MET
Published on 04/30/2026 at 04:28 am EDT
Japan's financial watchdog has ordered a subsidiary of U.S. life insurer MetLife Inc. to respond to allegations of unauthorized data transfers, a source close to the matter said Thursday.
The Financial Services Agency has told the Japanese subsidiary of MetLife to present its preventive measures and analysis into why the misconduct occurred, according to the source.
The Bank of Fukuoka and the Hiroshima Bank said in March employees dispatched from the Japan unit of MetLife obtained without authorization information on insurance contracts involving clients. The insurer said it will conduct its own investigation into other possible cases.
The mishandling follows roughly 3,500 identified cases of employees across four major domestic insurance groups -- Nippon Life Insurance Co. group and Dai-ichi Life Holdings Inc. group companies, Sumitomo Life Insurance Co. and Meiji Yasuda Life Insurance Co. -- having obtained improper data from agencies they were dispatched to.

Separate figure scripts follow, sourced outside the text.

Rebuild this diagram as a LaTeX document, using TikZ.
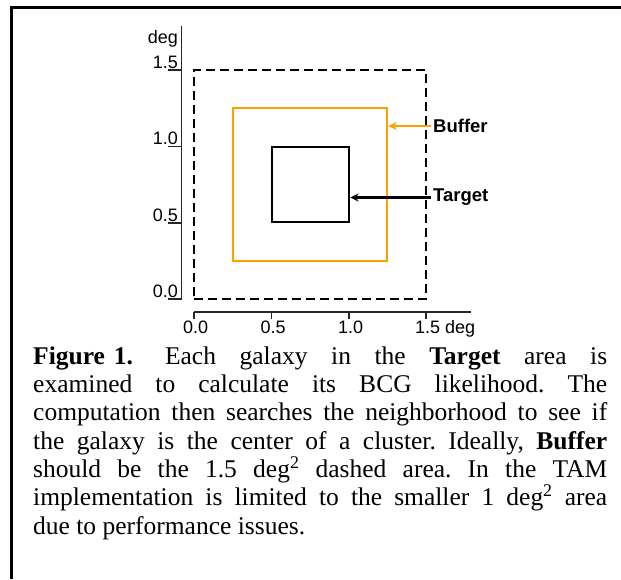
\documentclass[tikz,border=0pt]{standalone}
\usepackage{fontspec}
\setmainfont{Liberation Serif}
\setsansfont{Liberation Sans}
\usetikzlibrary{arrows.meta}
\definecolor{bufcol}{RGB}{255,160,0}
\begin{document}
\frenchspacing
\begin{tikzpicture}[x=1pt,y=-1pt,
  axis/.style={draw=black!85,line width=1.3pt},
  ticklab/.style={font=\sffamily\fontsize{18}{20}\selectfont,inner sep=0pt},
  arrlab/.style={font=\sffamily\bfseries\fontsize{18.5}{20}\selectfont,inner sep=2pt,anchor=west},
  sq/.style={rectangle,inner sep=0pt,line width=2.9pt},
  conn/.style={line width=2.6pt,-{Stealth[length=8pt,width=8pt]}},
  capline/.style={font=\fontsize{25.5}{28}\selectfont,inner sep=0pt,anchor=base west},
]
\useasboundingbox (0,0) rectangle (621,579);
% frame
\coordinate (fbl) at (11.5,579);
\coordinate (ftl) at (11.5,7.5);
\coordinate (ftr) at (621,7.5);
\draw[line width=2.6pt] (fbl) -- (ftl) -- (ftr);
% squares
\node[sq,draw,dash pattern=on 9pt off 5pt,minimum width=232pt,minimum height=229pt] (outer) at (310,184.5) {};
\node[sq,draw=bufcol,minimum width=154pt,minimum height=153pt] (buf) at (310,184.5) {};
\node[sq,draw,minimum width=77pt,minimum height=75pt] (tgt) at (310.5,184.5) {};
% y axis
\coordinate (ytop) at (181.5,26);
\coordinate (ybot) at (181.5,299);
\draw[axis] (ytop) -- (ybot);
\node[ticklab,anchor=base east] (ydeg) at (178,43) {deg};
\draw[axis] (168,70) -- (181.5,70);
\draw[axis] (168,146.5) -- (181.5,146.5);
\draw[axis] (168,223) -- (181.5,223);
\draw[axis] (168,299) -- (181.5,299);
\node[ticklab,anchor=base east] (ya) at (178,68) {1.5};
\node[ticklab,anchor=base east] (yb) at (178,144.5) {1.0};
\node[ticklab,anchor=base east] (yc) at (178,221) {0.5};
\node[ticklab,anchor=base east] (yd) at (178,297) {0.0};
% x axis
\coordinate (xl) at (194,312);
\coordinate (xr) at (471,312);
\draw[axis] (xl) -- (xr);
\draw[axis] (194,312) -- (194,319);
\draw[axis] (271.5,312) -- (271.5,319);
\draw[axis] (349,312) -- (349,319);
\draw[axis] (426,312) -- (426,319);
\node[ticklab,anchor=base west] (xa) at (183,333) {0.0};
\node[ticklab,anchor=base west] (xb) at (260.5,333) {0.5};
\node[ticklab,anchor=base west] (xc) at (338,333) {1.0};
\node[ticklab,anchor=base west] (xd) at (415,333) {1.5 deg};
% labels and arrows
\node[arrlab] (bufl) at (431,126) {Buffer};
\node[arrlab] (tgtl) at (431,197.5) {Target};
\draw[conn,bufcol] (bufl.west) -- (bufl.west -| buf.east);
\draw[conn] (tgtl.west) -- (tgtl.west -| tgt.east);
% caption
\node[capline] (c1) at (33,364) {\makebox[574pt][s]{\textbf{Figure\hspace{9pt}1.}\hspace{32pt}Each galaxy in the \textbf{Target} area is}};
\node[capline] (c2) at (33,392.3) {\makebox[574pt][s]{examined to calculate its BCG likelihood. The}};
\node[capline] (c3) at (33,420.7) {\makebox[574pt][s]{computation then searches the neighborhood to see if}};
\node[capline] (c4) at (33,449) {\makebox[574pt][s]{the galaxy is the center of a cluster. Ideally, \textbf{Buffer}}};
\node[capline] (c5) at (33,477.3) {\makebox[574pt][s]{should be the 1.5 deg\textsuperscript{2} dashed area. In the TAM}};
\node[capline] (c6) at (33,505.7) {\makebox[574pt][s]{implementation is limited to the smaller 1 deg\textsuperscript{2} area}};
\node[capline] (c7) at (33,534) {due to performance issues.};
\end{tikzpicture}
\end{document}
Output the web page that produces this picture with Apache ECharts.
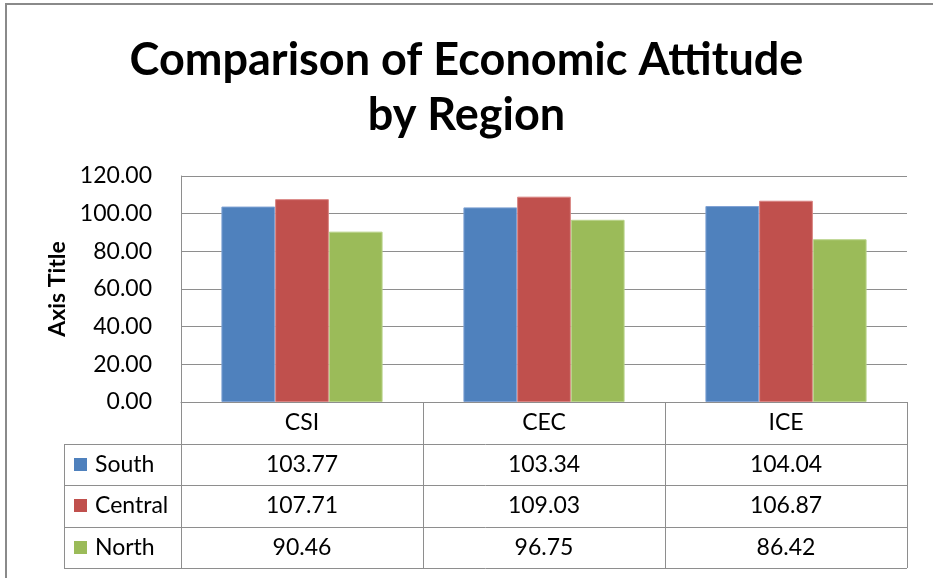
<!DOCTYPE html>
<html>
<head>
<meta charset="utf-8">
<script src="https://cdn.jsdelivr.net/npm/echarts@6/dist/echarts.min.js"></script>
<style>
  html, body { margin: 0; padding: 0; background: #fff; }
  #chart { width: 933px; height: 578px; }
</style>
</head>
<body>
<div id="chart"></div>
<script>
// Index categories and regional scores
const categories = ['CSI', 'CEC', 'ICE'];
const south = [103.77, 103.34, 104.04];
const central = [107.71, 109.03, 106.87];
const north = [90.46, 96.75, 86.42];
const seriesNames = ['South', 'Central', 'North'];
const seriesValues = [south, central, north];
const colors = ['#4F81BD', '#C0504D', '#9BBB59'];
const borders = ['#7EA1D3', '#D98381', '#B9D38A'];

const FONT = 'Lato';
const LABEL_SIZE = 23;
const GRID = { left: 181, top: 176, right: 26, bottom: 176 };
const ROW_H = 41.5;       // data table row height
const TABLE_LEFT = 64;    // left edge of the legend column
const LINE = '#8e8e8e';

const chart = echarts.init(document.getElementById('chart'), null, { renderer: 'canvas' });

const option = {
  animation: false,
  backgroundColor: '#fff',
  title: {
    text: 'Comparison of Economic Attitude\nby Region',
    left: 'center',
    top: 28,
    textStyle: { fontFamily: FONT, fontWeight: 'bold', fontSize: 45, lineHeight: 55, color: '#000' }
  },
  grid: GRID,
  xAxis: {
    type: 'category',
    data: categories,
    axisLine: { lineStyle: { color: LINE, width: 1 } },
    axisTick: { show: true, length: 166, lineStyle: { color: LINE, width: 1 } },
    axisLabel: { margin: 9, fontFamily: FONT, fontSize: LABEL_SIZE, color: '#000' },
    splitLine: { show: false }
  },
  yAxis: {
    type: 'value',
    min: 0, max: 120, interval: 20,
    name: 'Axis Title',
    nameLocation: 'middle',
    nameRotate: 90,
    nameGap: 110,
    nameTextStyle: { fontFamily: FONT, fontWeight: 'bold', fontSize: 23, color: '#000' },
    axisLine: { show: true, lineStyle: { color: LINE, width: 1 } },
    axisTick: { show: false },
    axisLabel: { margin: 29, fontFamily: FONT, fontSize: LABEL_SIZE, color: '#000',
                 formatter: v => v.toFixed(2) },
    splitLine: { lineStyle: { color: LINE, width: 1 } }
  },
  series: seriesNames.map((name, i) => ({
    name: name,
    type: 'bar',
    data: seriesValues[i],
    barGap: '0%',
    barCategoryGap: '33.4%',
    itemStyle: { color: colors[i], borderColor: borders[i], borderWidth: 1 }
  }))
};

chart.setOption(option);

// Data table under the plot, positioned from the axis scale
const W = 933, H = 578;
const plotLeft = GRID.left, plotRight = W - GRID.right, axisY = H - GRID.bottom;
const g = [];

// outer chart frame (top and left visible)
g.push({ type: 'rect', shape: { x: 6, y: 4, width: 1000, height: 1000 },
         style: { fill: null, stroke: '#8a8a8a', lineWidth: 2 }, silent: true });

// horizontal row lines
for (let r = 1; r <= 4; r++) {
  const y = Math.round(axisY + r * ROW_H) + 0.5;
  g.push({ type: 'line', shape: { x1: TABLE_LEFT, y1: y, x2: plotRight, y2: y },
           style: { stroke: LINE, lineWidth: 1 }, silent: true });
}
// left edge of the legend column
g.push({ type: 'line', shape: { x1: TABLE_LEFT + 0.5, y1: Math.round(axisY + ROW_H) + 0.5,
                                x2: TABLE_LEFT + 0.5, y2: Math.round(axisY + 4 * ROW_H) + 0.5 },
         style: { stroke: LINE, lineWidth: 1 }, silent: true });

seriesNames.forEach((name, i) => {
  const cy = axisY + (i + 1.5) * ROW_H;
  // legend key
  g.push({ type: 'rect', shape: { x: 74, y: Math.round(cy - 6.5), width: 13, height: 13 },
           style: { fill: colors[i] }, silent: true });
  g.push({ type: 'text', x: 95, y: cy,
           style: { text: name, fontFamily: FONT, fontSize: LABEL_SIZE, fill: '#000',
                    textAlign: 'left', textVerticalAlign: 'middle' }, silent: true });
  // values per category
  categories.forEach((c, j) => {
    const cx = chart.convertToPixel({ xAxisIndex: 0 }, c);
    g.push({ type: 'text', x: cx, y: cy,
             style: { text: seriesValues[i][j].toFixed(2), fontFamily: FONT, fontSize: LABEL_SIZE, fill: '#000',
                      textAlign: 'center', textVerticalAlign: 'middle' }, silent: true });
  });
});

chart.setOption({ graphic: { elements: g } });
</script>
</body>
</html>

MetLife Japan began operations in 1973 as the country's first foreign-affiliated life insurer under the name Alico Japan.
The Financial Services Agency has also separately launched a probe into Prudential Life Insurance Co. following revelations that around 100 of its employees had defrauded about 500 clients out of about 3.1 billion yen ($19 million).
The agency, which has also investigated Prudential Life's parent company, Prudential Holdings of Japan Inc., to verify its management and control systems, is considering taking administrative action, sources close to the matter have said.